» **What this task involves**:
Reproduce the listing word for word. Skip any image.

» **Stored data**:
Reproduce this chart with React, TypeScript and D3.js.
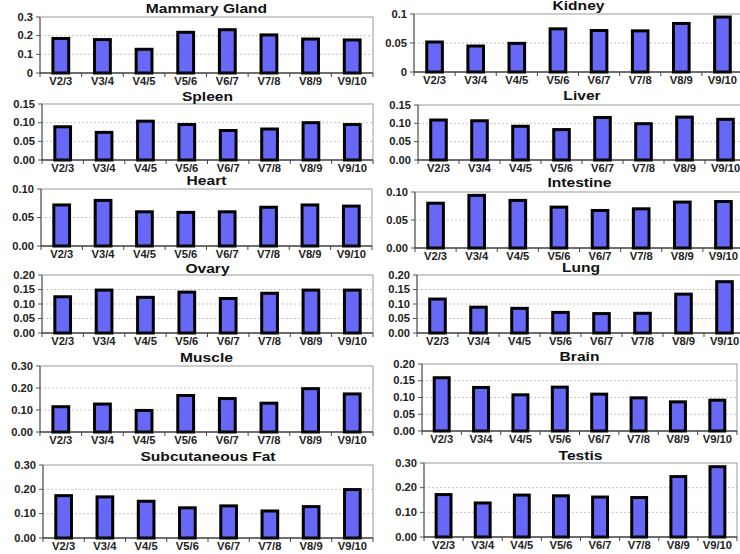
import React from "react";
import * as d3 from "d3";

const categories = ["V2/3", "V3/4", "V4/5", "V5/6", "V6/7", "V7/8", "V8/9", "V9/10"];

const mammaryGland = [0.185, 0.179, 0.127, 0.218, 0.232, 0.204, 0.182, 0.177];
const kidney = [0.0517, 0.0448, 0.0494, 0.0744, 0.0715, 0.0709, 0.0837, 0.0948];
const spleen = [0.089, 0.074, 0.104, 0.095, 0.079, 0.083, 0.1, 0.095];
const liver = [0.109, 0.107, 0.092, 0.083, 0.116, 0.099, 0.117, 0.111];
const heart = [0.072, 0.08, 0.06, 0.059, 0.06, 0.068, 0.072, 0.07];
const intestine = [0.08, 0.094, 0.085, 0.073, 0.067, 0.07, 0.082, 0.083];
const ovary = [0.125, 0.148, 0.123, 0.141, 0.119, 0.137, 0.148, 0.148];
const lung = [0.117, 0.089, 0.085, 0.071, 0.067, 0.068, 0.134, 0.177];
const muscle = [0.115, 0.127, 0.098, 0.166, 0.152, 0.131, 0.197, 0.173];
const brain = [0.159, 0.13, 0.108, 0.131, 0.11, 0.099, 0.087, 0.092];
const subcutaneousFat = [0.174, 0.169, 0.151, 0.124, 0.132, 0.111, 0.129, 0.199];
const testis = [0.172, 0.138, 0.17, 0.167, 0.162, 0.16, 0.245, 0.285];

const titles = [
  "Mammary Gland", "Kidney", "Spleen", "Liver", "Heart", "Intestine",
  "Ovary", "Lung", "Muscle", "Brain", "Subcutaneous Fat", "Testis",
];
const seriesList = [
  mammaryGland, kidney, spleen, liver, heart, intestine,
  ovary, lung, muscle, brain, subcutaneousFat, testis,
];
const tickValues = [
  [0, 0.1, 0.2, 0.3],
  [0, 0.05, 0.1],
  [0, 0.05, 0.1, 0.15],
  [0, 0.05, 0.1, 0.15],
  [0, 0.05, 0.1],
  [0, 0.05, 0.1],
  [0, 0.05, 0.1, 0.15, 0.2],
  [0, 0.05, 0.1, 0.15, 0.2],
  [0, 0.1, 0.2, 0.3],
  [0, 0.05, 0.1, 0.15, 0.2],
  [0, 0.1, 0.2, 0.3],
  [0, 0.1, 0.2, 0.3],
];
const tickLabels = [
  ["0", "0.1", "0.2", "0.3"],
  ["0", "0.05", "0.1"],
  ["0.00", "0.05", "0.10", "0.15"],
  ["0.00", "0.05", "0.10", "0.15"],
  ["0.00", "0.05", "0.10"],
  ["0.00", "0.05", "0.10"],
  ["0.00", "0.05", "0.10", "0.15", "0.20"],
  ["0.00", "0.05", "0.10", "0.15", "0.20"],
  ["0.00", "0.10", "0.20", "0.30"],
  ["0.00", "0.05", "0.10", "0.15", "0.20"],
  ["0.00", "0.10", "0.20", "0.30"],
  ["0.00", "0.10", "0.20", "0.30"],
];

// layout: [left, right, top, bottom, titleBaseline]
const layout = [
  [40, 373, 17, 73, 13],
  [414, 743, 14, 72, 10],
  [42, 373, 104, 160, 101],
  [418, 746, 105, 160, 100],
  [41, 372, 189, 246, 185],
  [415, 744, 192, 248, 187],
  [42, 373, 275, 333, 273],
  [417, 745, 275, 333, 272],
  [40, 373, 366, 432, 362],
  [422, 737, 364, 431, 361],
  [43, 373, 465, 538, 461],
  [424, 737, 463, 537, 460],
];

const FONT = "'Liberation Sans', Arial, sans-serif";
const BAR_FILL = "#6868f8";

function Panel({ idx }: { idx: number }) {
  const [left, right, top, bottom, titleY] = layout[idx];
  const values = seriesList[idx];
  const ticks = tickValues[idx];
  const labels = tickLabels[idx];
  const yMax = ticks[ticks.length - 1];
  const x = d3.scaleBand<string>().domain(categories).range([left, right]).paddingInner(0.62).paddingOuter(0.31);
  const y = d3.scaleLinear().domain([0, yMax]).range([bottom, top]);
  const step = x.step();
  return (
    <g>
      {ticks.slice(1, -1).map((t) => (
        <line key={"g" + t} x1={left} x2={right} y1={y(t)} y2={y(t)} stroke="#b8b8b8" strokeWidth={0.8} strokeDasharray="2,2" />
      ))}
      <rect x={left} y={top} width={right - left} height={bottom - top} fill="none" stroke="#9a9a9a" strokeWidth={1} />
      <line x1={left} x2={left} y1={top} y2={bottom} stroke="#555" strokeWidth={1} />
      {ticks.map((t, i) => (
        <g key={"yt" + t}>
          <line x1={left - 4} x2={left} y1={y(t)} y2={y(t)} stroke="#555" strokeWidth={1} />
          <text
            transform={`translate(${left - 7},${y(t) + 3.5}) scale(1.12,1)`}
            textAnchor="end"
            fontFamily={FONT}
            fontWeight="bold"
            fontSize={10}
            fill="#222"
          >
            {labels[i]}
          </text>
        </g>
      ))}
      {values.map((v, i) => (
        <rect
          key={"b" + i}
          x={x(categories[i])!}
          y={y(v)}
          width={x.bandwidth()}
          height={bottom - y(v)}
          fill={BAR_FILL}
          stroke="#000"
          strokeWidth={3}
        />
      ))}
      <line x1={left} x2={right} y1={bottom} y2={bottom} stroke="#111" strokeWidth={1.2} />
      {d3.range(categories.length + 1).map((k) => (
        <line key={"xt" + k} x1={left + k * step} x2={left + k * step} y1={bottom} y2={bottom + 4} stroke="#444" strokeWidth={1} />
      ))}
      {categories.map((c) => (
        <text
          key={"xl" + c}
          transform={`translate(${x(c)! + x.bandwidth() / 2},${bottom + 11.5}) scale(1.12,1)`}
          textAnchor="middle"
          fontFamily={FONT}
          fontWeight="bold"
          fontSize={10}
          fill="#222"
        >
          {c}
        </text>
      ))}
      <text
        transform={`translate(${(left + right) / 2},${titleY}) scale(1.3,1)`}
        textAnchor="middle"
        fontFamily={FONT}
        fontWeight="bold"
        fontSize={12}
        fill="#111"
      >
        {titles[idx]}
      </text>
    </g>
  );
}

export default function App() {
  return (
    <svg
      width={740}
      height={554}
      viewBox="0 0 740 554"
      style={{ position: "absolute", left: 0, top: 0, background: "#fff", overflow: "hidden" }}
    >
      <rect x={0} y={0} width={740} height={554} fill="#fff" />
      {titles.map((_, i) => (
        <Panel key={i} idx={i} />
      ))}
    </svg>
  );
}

» **The completed task**:
Reproduce this chart with React, TypeScript and D3.js.
import React from "react";
import * as d3 from "d3";

const categories = ["V2/3", "V3/4", "V4/5", "V5/6", "V6/7", "V7/8", "V8/9", "V9/10"];

const mammaryGland = [0.185, 0.179, 0.127, 0.218, 0.232, 0.204, 0.182, 0.177];
const kidney = [0.0517, 0.0448, 0.0494, 0.0744, 0.0715, 0.0709, 0.0837, 0.0948];
const spleen = [0.089, 0.074, 0.104, 0.095, 0.079, 0.083, 0.1, 0.095];
const liver = [0.109, 0.107, 0.092, 0.083, 0.116, 0.099, 0.117, 0.111];
const heart = [0.072, 0.08, 0.06, 0.059, 0.06, 0.068, 0.072, 0.07];
const intestine = [0.08, 0.094, 0.085, 0.073, 0.067, 0.07, 0.082, 0.083];
const ovary = [0.125, 0.148, 0.123, 0.141, 0.119, 0.137, 0.148, 0.148];
const lung = [0.117, 0.089, 0.085, 0.071, 0.067, 0.068, 0.134, 0.177];
const muscle = [0.115, 0.127, 0.098, 0.166, 0.152, 0.131, 0.197, 0.173];
const brain = [0.159, 0.13, 0.108, 0.131, 0.11, 0.099, 0.087, 0.092];
const subcutaneousFat = [0.174, 0.169, 0.151, 0.124, 0.132, 0.111, 0.129, 0.199];
const testis = [0.172, 0.138, 0.17, 0.167, 0.162, 0.16, 0.245, 0.285];

const titles = [
  "Mammary Gland", "Kidney", "Spleen", "Liver", "Heart", "Intestine",
  "Ovary", "Lung", "Muscle", "Brain", "Subcutaneous Fat", "Testis",
];
const seriesList = [
  mammaryGland, kidney, spleen, liver, heart, intestine,
  ovary, lung, muscle, brain, subcutaneousFat, testis,
];
const tickValues = [
  [0, 0.1, 0.2, 0.3],
  [0, 0.05, 0.1],
  [0, 0.05, 0.1, 0.15],
  [0, 0.05, 0.1, 0.15],
  [0, 0.05, 0.1],
  [0, 0.05, 0.1],
  [0, 0.05, 0.1, 0.15, 0.2],
  [0, 0.05, 0.1, 0.15, 0.2],
  [0, 0.1, 0.2, 0.3],
  [0, 0.05, 0.1, 0.15, 0.2],
  [0, 0.1, 0.2, 0.3],
  [0, 0.1, 0.2, 0.3],
];
const tickLabels = [
  ["0", "0.1", "0.2", "0.3"],
  ["0", "0.05", "0.1"],
  ["0.00", "0.05", "0.10", "0.15"],
  ["0.00", "0.05", "0.10", "0.15"],
  ["0.00", "0.05", "0.10"],
  ["0.00", "0.05", "0.10"],
  ["0.00", "0.05", "0.10", "0.15", "0.20"],
  ["0.00", "0.05", "0.10", "0.15", "0.20"],
  ["0.00", "0.10", "0.20", "0.30"],
  ["0.00", "0.05", "0.10", "0.15", "0.20"],
  ["0.00", "0.10", "0.20", "0.30"],
  ["0.00", "0.10", "0.20", "0.30"],
];

// layout: [left, right, top, bottom, titleBaseline]
const layout = [
  [40, 373, 17, 73, 13],
  [414, 743, 14, 72, 10],
  [42, 373, 104, 160, 101],
  [418, 746, 105, 160, 100],
  [41, 372, 189, 246, 185],
  [415, 744, 192, 248, 187],
  [42, 373, 275, 333, 273],
  [417, 745, 275, 333, 272],
  [40, 373, 366, 432, 362],
  [422, 737, 364, 431, 361],
  [43, 373, 465, 538, 461],
  [424, 737, 463, 537, 460],
];

const FONT = "'Liberation Sans', Arial, sans-serif";
const BAR_FILL = "#6868f8";

function Panel({ idx }: { idx: number }) {
  const [left, right, top, bottom, titleY] = layout[idx];
  const values = seriesList[idx];
  const ticks = tickValues[idx];
  const labels = tickLabels[idx];
  const yMax = ticks[ticks.length - 1];
  const x = d3.scaleBand<string>().domain(categories).range([left, right]).paddingInner(0.62).paddingOuter(0.31);
  const y = d3.scaleLinear().domain([0, yMax]).range([bottom, top]);
  const step = x.step();
  return (
    <g>
      {ticks.slice(1, -1).map((t) => (
        <line key={"g" + t} x1={left} x2={right} y1={y(t)} y2={y(t)} stroke="#b8b8b8" strokeWidth={0.8} strokeDasharray="2,2" />
      ))}
      <rect x={left} y={top} width={right - left} height={bottom - top} fill="none" stroke="#9a9a9a" strokeWidth={1} />
      <line x1={left} x2={left} y1={top} y2={bottom} stroke="#555" strokeWidth={1} />
      {ticks.map((t, i) => (
        <g key={"yt" + t}>
          <line x1={left - 4} x2={left} y1={y(t)} y2={y(t)} stroke="#555" strokeWidth={1} />
          <text
            transform={`translate(${left - 7},${y(t) + 3.5}) scale(1.12,1)`}
            textAnchor="end"
            fontFamily={FONT}
            fontWeight="bold"
            fontSize={10}
            fill="#222"
          >
            {labels[i]}
          </text>
        </g>
      ))}
      {values.map((v, i) => (
        <rect
          key={"b" + i}
          x={x(categories[i])!}
          y={y(v)}
          width={x.bandwidth()}
          height={bottom - y(v)}
          fill={BAR_FILL}
          stroke="#000"
          strokeWidth={3}
        />
      ))}
      <line x1={left} x2={right} y1={bottom} y2={bottom} stroke="#111" strokeWidth={1.2} />
      {d3.range(categories.length + 1).map((k) => (
        <line key={"xt" + k} x1={left + k * step} x2={left + k * step} y1={bottom} y2={bottom + 4} stroke="#444" strokeWidth={1} />
      ))}
      {categories.map((c) => (
        <text
          key={"xl" + c}
          transform={`translate(${x(c)! + x.bandwidth() / 2},${bottom + 11.5}) scale(1.12,1)`}
          textAnchor="middle"
          fontFamily={FONT}
          fontWeight="bold"
          fontSize={10}
          fill="#222"
        >
          {c}
        </text>
      ))}
      <text
        transform={`translate(${(left + right) / 2},${titleY}) scale(1.3,1)`}
        textAnchor="middle"
        fontFamily={FONT}
        fontWeight="bold"
        fontSize={12}
        fill="#111"
      >
        {titles[idx]}
      </text>
    </g>
  );
}

export default function App() {
  return (
    <svg
      width={740}
      height={554}
      viewBox="0 0 740 554"
      style={{ position: "absolute", left: 0, top: 0, background: "#fff", overflow: "hidden" }}
    >
      <rect x={0} y={0} width={740} height={554} fill="#fff" />
      {titles.map((_, i) => (
        <Panel key={i} idx={i} />
      ))}
    </svg>
  );
}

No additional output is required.